start

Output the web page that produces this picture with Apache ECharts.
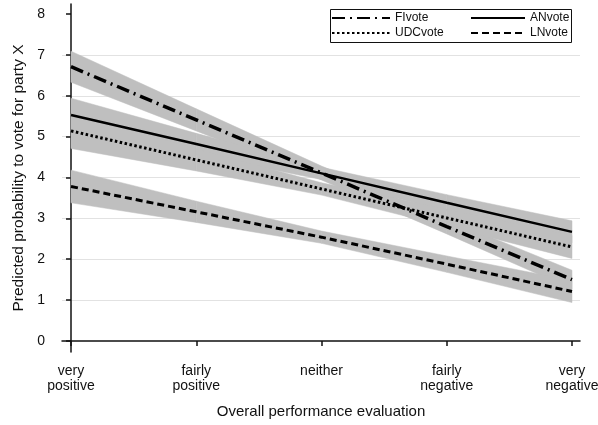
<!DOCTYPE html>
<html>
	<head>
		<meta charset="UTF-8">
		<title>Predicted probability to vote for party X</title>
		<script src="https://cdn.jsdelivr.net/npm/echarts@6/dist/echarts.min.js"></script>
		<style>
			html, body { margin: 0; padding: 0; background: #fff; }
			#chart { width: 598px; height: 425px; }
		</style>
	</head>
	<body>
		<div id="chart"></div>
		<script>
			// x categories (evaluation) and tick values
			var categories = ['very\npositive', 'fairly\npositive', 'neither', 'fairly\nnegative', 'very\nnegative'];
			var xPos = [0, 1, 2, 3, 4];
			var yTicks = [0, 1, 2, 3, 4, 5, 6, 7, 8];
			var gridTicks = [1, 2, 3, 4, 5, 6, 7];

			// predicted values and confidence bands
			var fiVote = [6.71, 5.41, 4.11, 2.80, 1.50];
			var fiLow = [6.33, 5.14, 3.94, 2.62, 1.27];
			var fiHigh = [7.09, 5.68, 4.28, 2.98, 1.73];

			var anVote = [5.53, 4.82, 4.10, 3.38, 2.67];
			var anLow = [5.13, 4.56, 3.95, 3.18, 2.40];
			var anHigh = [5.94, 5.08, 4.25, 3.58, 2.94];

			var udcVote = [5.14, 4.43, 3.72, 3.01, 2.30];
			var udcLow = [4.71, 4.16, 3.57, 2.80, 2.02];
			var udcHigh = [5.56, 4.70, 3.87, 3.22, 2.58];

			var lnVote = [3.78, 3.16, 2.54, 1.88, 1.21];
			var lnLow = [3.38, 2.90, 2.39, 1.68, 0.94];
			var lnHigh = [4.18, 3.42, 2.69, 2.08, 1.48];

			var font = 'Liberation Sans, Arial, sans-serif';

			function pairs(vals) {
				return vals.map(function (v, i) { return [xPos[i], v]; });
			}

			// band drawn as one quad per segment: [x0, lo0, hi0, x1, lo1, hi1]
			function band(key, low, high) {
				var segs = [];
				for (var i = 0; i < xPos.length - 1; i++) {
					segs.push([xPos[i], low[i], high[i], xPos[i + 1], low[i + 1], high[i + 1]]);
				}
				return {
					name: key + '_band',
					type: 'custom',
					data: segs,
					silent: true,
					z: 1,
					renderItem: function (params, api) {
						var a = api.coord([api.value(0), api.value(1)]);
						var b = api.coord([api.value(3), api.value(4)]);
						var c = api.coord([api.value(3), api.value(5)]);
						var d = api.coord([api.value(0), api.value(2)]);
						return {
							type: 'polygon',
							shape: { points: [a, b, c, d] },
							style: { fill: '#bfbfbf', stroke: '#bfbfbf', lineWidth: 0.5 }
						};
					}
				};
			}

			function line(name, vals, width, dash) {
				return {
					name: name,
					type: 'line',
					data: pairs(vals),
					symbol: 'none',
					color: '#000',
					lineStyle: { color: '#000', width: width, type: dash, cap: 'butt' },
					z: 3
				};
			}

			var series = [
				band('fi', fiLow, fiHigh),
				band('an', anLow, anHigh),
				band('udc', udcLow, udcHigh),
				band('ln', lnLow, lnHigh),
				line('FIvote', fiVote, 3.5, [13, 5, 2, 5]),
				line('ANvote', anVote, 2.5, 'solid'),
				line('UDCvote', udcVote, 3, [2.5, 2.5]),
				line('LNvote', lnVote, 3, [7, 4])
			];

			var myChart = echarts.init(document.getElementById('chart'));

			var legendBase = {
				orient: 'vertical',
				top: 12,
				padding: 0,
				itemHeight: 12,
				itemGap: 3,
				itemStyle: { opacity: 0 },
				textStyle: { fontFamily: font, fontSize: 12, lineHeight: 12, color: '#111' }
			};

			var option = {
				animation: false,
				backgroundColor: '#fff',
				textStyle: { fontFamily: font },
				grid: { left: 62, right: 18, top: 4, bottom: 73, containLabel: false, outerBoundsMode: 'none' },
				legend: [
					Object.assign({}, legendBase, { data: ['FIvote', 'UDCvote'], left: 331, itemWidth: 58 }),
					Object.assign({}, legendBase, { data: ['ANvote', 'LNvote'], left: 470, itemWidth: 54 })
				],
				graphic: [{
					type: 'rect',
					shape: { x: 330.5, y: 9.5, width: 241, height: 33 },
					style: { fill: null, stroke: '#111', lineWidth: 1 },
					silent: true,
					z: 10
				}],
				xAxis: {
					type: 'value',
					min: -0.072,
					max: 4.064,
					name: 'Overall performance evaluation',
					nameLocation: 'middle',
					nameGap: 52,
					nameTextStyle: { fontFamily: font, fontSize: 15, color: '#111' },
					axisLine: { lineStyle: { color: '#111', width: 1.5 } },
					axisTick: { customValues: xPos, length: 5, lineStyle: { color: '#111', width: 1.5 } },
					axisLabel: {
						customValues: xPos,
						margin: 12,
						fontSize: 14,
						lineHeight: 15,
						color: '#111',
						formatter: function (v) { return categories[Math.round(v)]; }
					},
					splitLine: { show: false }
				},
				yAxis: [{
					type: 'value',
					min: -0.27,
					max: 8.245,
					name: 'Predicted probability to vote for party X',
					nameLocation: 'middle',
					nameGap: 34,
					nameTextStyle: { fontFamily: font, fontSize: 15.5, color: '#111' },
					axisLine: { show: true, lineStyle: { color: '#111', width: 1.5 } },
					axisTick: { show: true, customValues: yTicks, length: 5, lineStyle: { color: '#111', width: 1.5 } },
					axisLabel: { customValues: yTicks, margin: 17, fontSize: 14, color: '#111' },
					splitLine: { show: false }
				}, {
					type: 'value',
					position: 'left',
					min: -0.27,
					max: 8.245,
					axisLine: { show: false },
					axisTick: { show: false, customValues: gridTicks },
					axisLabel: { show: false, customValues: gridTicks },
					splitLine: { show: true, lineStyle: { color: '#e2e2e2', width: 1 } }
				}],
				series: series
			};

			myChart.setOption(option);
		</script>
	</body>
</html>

end

• GOAL OF THE EXERCISE
Transcribe the material exactly, and leave out whatever pictures it holds.

• PROBLEM SOLUTION
Output the web page that produces this picture with Apache ECharts.
<!DOCTYPE html>
<html>
	<head>
		<meta charset="UTF-8">
		<title>Predicted probability to vote for party X</title>
		<script src="https://cdn.jsdelivr.net/npm/echarts@6/dist/echarts.min.js"></script>
		<style>
			html, body { margin: 0; padding: 0; background: #fff; }
			#chart { width: 598px; height: 425px; }
		</style>
	</head>
	<body>
		<div id="chart"></div>
		<script>
			// x categories (evaluation) and tick values
			var categories = ['very\npositive', 'fairly\npositive', 'neither', 'fairly\nnegative', 'very\nnegative'];
			var xPos = [0, 1, 2, 3, 4];
			var yTicks = [0, 1, 2, 3, 4, 5, 6, 7, 8];
			var gridTicks = [1, 2, 3, 4, 5, 6, 7];

			// predicted values and confidence bands
			var fiVote = [6.71, 5.41, 4.11, 2.80, 1.50];
			var fiLow = [6.33, 5.14, 3.94, 2.62, 1.27];
			var fiHigh = [7.09, 5.68, 4.28, 2.98, 1.73];

			var anVote = [5.53, 4.82, 4.10, 3.38, 2.67];
			var anLow = [5.13, 4.56, 3.95, 3.18, 2.40];
			var anHigh = [5.94, 5.08, 4.25, 3.58, 2.94];

			var udcVote = [5.14, 4.43, 3.72, 3.01, 2.30];
			var udcLow = [4.71, 4.16, 3.57, 2.80, 2.02];
			var udcHigh = [5.56, 4.70, 3.87, 3.22, 2.58];

			var lnVote = [3.78, 3.16, 2.54, 1.88, 1.21];
			var lnLow = [3.38, 2.90, 2.39, 1.68, 0.94];
			var lnHigh = [4.18, 3.42, 2.69, 2.08, 1.48];

			var font = 'Liberation Sans, Arial, sans-serif';

			function pairs(vals) {
				return vals.map(function (v, i) { return [xPos[i], v]; });
			}

			// band drawn as one quad per segment: [x0, lo0, hi0, x1, lo1, hi1]
			function band(key, low, high) {
				var segs = [];
				for (var i = 0; i < xPos.length - 1; i++) {
					segs.push([xPos[i], low[i], high[i], xPos[i + 1], low[i + 1], high[i + 1]]);
				}
				return {
					name: key + '_band',
					type: 'custom',
					data: segs,
					silent: true,
					z: 1,
					renderItem: function (params, api) {
						var a = api.coord([api.value(0), api.value(1)]);
						var b = api.coord([api.value(3), api.value(4)]);
						var c = api.coord([api.value(3), api.value(5)]);
						var d = api.coord([api.value(0), api.value(2)]);
						return {
							type: 'polygon',
							shape: { points: [a, b, c, d] },
							style: { fill: '#bfbfbf', stroke: '#bfbfbf', lineWidth: 0.5 }
						};
					}
				};
			}

			function line(name, vals, width, dash) {
				return {
					name: name,
					type: 'line',
					data: pairs(vals),
					symbol: 'none',
					color: '#000',
					lineStyle: { color: '#000', width: width, type: dash, cap: 'butt' },
					z: 3
				};
			}

			var series = [
				band('fi', fiLow, fiHigh),
				band('an', anLow, anHigh),
				band('udc', udcLow, udcHigh),
				band('ln', lnLow, lnHigh),
				line('FIvote', fiVote, 3.5, [13, 5, 2, 5]),
				line('ANvote', anVote, 2.5, 'solid'),
				line('UDCvote', udcVote, 3, [2.5, 2.5]),
				line('LNvote', lnVote, 3, [7, 4])
			];

			var myChart = echarts.init(document.getElementById('chart'));

			var legendBase = {
				orient: 'vertical',
				top: 12,
				padding: 0,
				itemHeight: 12,
				itemGap: 3,
				itemStyle: { opacity: 0 },
				textStyle: { fontFamily: font, fontSize: 12, lineHeight: 12, color: '#111' }
			};

			var option = {
				animation: false,
				backgroundColor: '#fff',
				textStyle: { fontFamily: font },
				grid: { left: 62, right: 18, top: 4, bottom: 73, containLabel: false, outerBoundsMode: 'none' },
				legend: [
					Object.assign({}, legendBase, { data: ['FIvote', 'UDCvote'], left: 331, itemWidth: 58 }),
					Object.assign({}, legendBase, { data: ['ANvote', 'LNvote'], left: 470, itemWidth: 54 })
				],
				graphic: [{
					type: 'rect',
					shape: { x: 330.5, y: 9.5, width: 241, height: 33 },
					style: { fill: null, stroke: '#111', lineWidth: 1 },
					silent: true,
					z: 10
				}],
				xAxis: {
					type: 'value',
					min: -0.072,
					max: 4.064,
					name: 'Overall performance evaluation',
					nameLocation: 'middle',
					nameGap: 52,
					nameTextStyle: { fontFamily: font, fontSize: 15, color: '#111' },
					axisLine: { lineStyle: { color: '#111', width: 1.5 } },
					axisTick: { customValues: xPos, length: 5, lineStyle: { color: '#111', width: 1.5 } },
					axisLabel: {
						customValues: xPos,
						margin: 12,
						fontSize: 14,
						lineHeight: 15,
						color: '#111',
						formatter: function (v) { return categories[Math.round(v)]; }
					},
					splitLine: { show: false }
				},
				yAxis: [{
					type: 'value',
					min: -0.27,
					max: 8.245,
					name: 'Predicted probability to vote for party X',
					nameLocation: 'middle',
					nameGap: 34,
					nameTextStyle: { fontFamily: font, fontSize: 15.5, color: '#111' },
					axisLine: { show: true, lineStyle: { color: '#111', width: 1.5 } },
					axisTick: { show: true, customValues: yTicks, length: 5, lineStyle: { color: '#111', width: 1.5 } },
					axisLabel: { customValues: yTicks, margin: 17, fontSize: 14, color: '#111' },
					splitLine: { show: false }
				}, {
					type: 'value',
					position: 'left',
					min: -0.27,
					max: 8.245,
					axisLine: { show: false },
					axisTick: { show: false, customValues: gridTicks },
					axisLabel: { show: false, customValues: gridTicks },
					splitLine: { show: true, lineStyle: { color: '#e2e2e2', width: 1 } }
				}],
				series: series
			};

			myChart.setOption(option);
		</script>
	</body>
</html>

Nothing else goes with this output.